**Aim**
Reproduce the listing below exactly, beginning with its first line and ending with the line that holds "const seriesColors = ['#BFCAE1', '#0670B0'];"; pictures are not part of the copy.

── Information supplied

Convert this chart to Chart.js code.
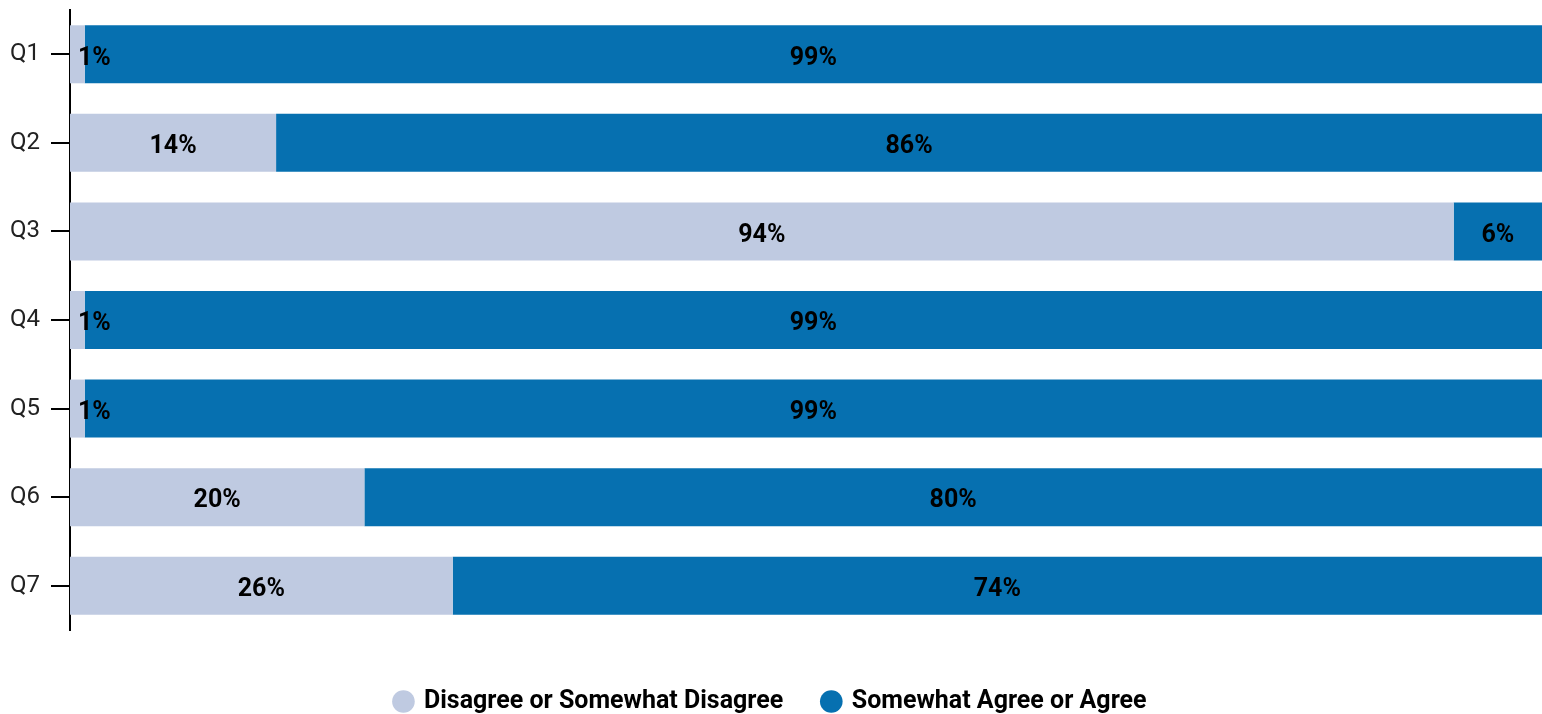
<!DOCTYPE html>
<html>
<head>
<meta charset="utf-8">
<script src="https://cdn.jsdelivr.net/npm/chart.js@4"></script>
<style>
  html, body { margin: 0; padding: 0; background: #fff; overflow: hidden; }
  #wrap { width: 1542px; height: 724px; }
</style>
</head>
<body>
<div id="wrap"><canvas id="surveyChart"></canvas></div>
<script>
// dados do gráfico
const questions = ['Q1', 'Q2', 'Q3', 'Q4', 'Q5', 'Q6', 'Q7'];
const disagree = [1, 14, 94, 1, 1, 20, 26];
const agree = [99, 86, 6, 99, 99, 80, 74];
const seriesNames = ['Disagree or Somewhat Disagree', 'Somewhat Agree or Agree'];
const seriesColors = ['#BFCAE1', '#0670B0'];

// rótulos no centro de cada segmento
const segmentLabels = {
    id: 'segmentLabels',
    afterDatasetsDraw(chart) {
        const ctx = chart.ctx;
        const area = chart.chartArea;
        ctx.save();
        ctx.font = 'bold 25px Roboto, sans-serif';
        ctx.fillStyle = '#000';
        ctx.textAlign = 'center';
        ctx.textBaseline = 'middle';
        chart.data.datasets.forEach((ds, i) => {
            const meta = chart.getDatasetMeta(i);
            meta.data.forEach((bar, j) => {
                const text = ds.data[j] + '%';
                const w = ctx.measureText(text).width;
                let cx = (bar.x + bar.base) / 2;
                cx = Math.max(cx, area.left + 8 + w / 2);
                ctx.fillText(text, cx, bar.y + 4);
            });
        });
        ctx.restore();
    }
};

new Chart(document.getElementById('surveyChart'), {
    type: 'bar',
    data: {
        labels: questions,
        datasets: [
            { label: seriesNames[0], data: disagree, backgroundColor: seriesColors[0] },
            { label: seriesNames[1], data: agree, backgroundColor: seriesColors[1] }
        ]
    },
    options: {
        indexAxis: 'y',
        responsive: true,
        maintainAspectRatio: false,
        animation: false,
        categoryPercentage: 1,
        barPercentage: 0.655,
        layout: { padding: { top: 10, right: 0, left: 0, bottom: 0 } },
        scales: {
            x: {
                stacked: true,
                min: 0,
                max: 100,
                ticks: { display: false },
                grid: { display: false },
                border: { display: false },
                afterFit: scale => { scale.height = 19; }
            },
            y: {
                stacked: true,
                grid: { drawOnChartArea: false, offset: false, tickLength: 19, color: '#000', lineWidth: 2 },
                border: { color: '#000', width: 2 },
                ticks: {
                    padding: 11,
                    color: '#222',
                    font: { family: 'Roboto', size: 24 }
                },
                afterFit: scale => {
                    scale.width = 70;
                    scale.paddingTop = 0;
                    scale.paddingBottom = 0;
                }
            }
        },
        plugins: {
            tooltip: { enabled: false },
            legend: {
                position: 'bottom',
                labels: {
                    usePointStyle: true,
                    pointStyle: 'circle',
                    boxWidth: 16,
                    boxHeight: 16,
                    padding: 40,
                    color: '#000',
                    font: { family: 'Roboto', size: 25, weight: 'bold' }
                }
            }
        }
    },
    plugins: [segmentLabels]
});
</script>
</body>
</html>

────

**Reply**
Convert this chart to Chart.js code.
<!DOCTYPE html>
<html>
<head>
<meta charset="utf-8">
<script src="https://cdn.jsdelivr.net/npm/chart.js@4"></script>
<style>
  html, body { margin: 0; padding: 0; background: #fff; overflow: hidden; }
  #wrap { width: 1542px; height: 724px; }
</style>
</head>
<body>
<div id="wrap"><canvas id="surveyChart"></canvas></div>
<script>
// dados do gráfico
const questions = ['Q1', 'Q2', 'Q3', 'Q4', 'Q5', 'Q6', 'Q7'];
const disagree = [1, 14, 94, 1, 1, 20, 26];
const agree = [99, 86, 6, 99, 99, 80, 74];
const seriesNames = ['Disagree or Somewhat Disagree', 'Somewhat Agree or Agree'];
const seriesColors = ['#BFCAE1', '#0670B0'];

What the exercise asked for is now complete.